One of the largest losses in history from unauthorized securities trading involved a securities trader for the French bank Societe Generale. The trader was able to circumvent internal controls and create more than $7 billion in trading losses in six months. The trader apparently escaped detection by using knowledge of the bank’s internal control systems learned from a previous back-office monitoring job. Much of this monitoring involved the use of software to monitor trades. In addition, traders were usually kept to tight trading limits. Apparently, these controls failed in this case.

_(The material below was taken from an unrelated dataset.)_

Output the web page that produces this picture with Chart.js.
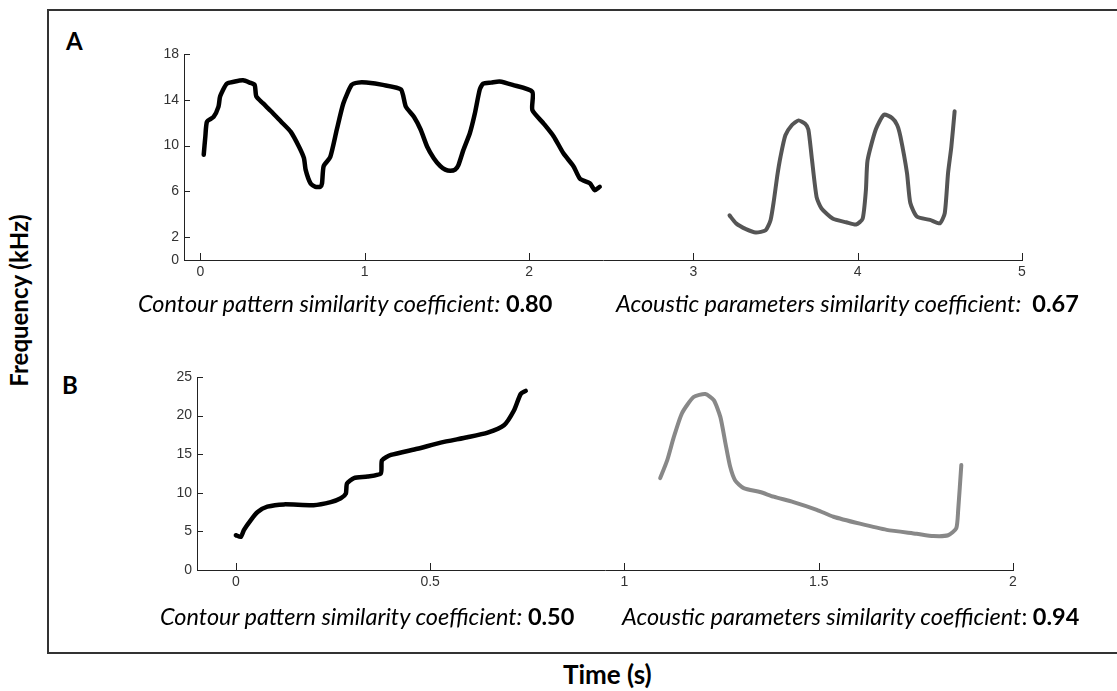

What general weaknesses in Societe Generale’s internal controls contributed to the occurrence and size of the losses?
Answer:
The Societe Generale trading losses show how small lapses in internal control can have large consequences. When the losses became so large that they could no longer be hidden, it was too late. The loss could have been avoided using a number of internal controls. First, the separation of duties control was overcome by the trader’s intimate knowledge of the monitoring software. This knowledge of the monitoring system allowed the trader to hide trades effectively. The design of the monitoring software would need to be improved and access prohibited by traders. If traders have access to the monitoring software, the separation of duties control is violated. Second, the trader should be under managerial oversight. For example,
trades that exceed a certain amount of exposure should require management approval. In this way, a trader would be forced to slow down or stop once trades reached a certain limit. This would avoid the trader’s tendency to try to “make up” losses with even larger bets. Finally, if the trader had had to take required vacation time, managers may have been alerted then to the hidden losses once the trader was unable to attend to the trading positions.